2. The gravel is covered in a bed of sphagnum, and just as someone predicted, the sphagnum came to life...and then died. However, what has replaced it is some very small species of moss that has carpeted just about everything down low...even the entirety of the sarong vine in the center. Looks freakin awesome.

One downside to the sphagum is that it is degrading, and I will soon have to lift the carpet moss, add more spagnum, and then put the carpet moss back down...don't know how well that will work...we'll see.

The tank started with three terribilis, and one has grown to adulthood without some weird affliction. One developed a crooked spine, and the other a raisin sized goiter...both have died. 

The third appears perfect and is now alone. I will be looking into tank mates soon, but would like to know the sex of the frog I have left first. I will be buying in a manner that assures whatever was wrong with them won't be passed down the line. Both of the dead frogs were active climbers and ate like pigs right up until the day they died, so I have a hard time believing that their problems were environmental.

After all...their sibling, who lived and ate with them its entire life...is perfect.


----------



## eos (Dec 6, 2008)

Nice pics... good to see the transformation over the years.


----------



## poison beauties (Mar 1, 2010)

Hey nice viv Jarrod, Is that the beautiful frog you plan to use to produce those grass green terribs? Nice viv, I'd reconsider mixing terribs in there.

Michael


----------



## Smashtoad (Apr 27, 2007)

poison beauties said:


> Hey nice viv Jarrod, Is that the beautiful frog you plan to use to produce those grass green terribs? Nice viv, I'd reconsider mixing terribs in there.
> 
> Michael


Thanks, Michael...yes it is.


----------



## Smashtoad (Apr 27, 2007)

Crappy phone pic, but it continues to mature. Added a new sarong vine, as the original is spongy and preparing to fall over, the volunteer moss has completely inundated it. Also added a Cissus amazonica on the right side, I am very anxious to see what it will add to the tank.

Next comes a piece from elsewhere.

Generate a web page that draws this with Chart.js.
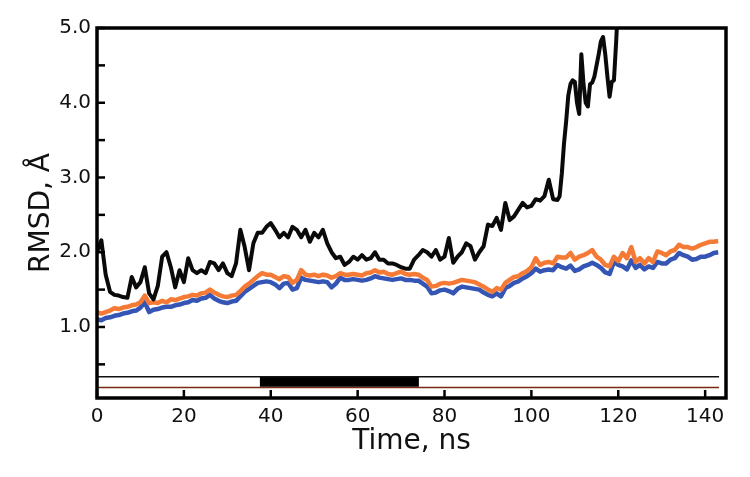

Sorry about this crappy phone pic.









Here's an intra-jungle shot.


----------



## KVans (Jun 21, 2012)

Very cool tank!!! I love the vines!!! I need to get some vines for mine....


----------



## KarmaPolice (Apr 25, 2012)

Great carpet after these past few years, and has a good flow for the plants and setup now. very nice.


----------



## Smashtoad (Apr 27, 2007)

Thanks guys...it really has been a great tank, and so simple to set up, EXCEPT for the great stuff background. They look great, but what a PITA. I've been waiting for a better alternative, but I don't know if there is one, all things considered.

And yeah, the volunteer moss is awesome, and it happens every time I use Lowe's Better-Gro Orchid moss. Keep it moist and well lit, and the sphagnum comes back to life. After about eight months it dies...and then Bam...tight, thick carpet moss of another species just takes over. I've seen it on everything, rocks, wood, snail shells...cool stuff.

I just wish I could figure out why my Dossinia starts won't grow.

Anyway, thanks.


----------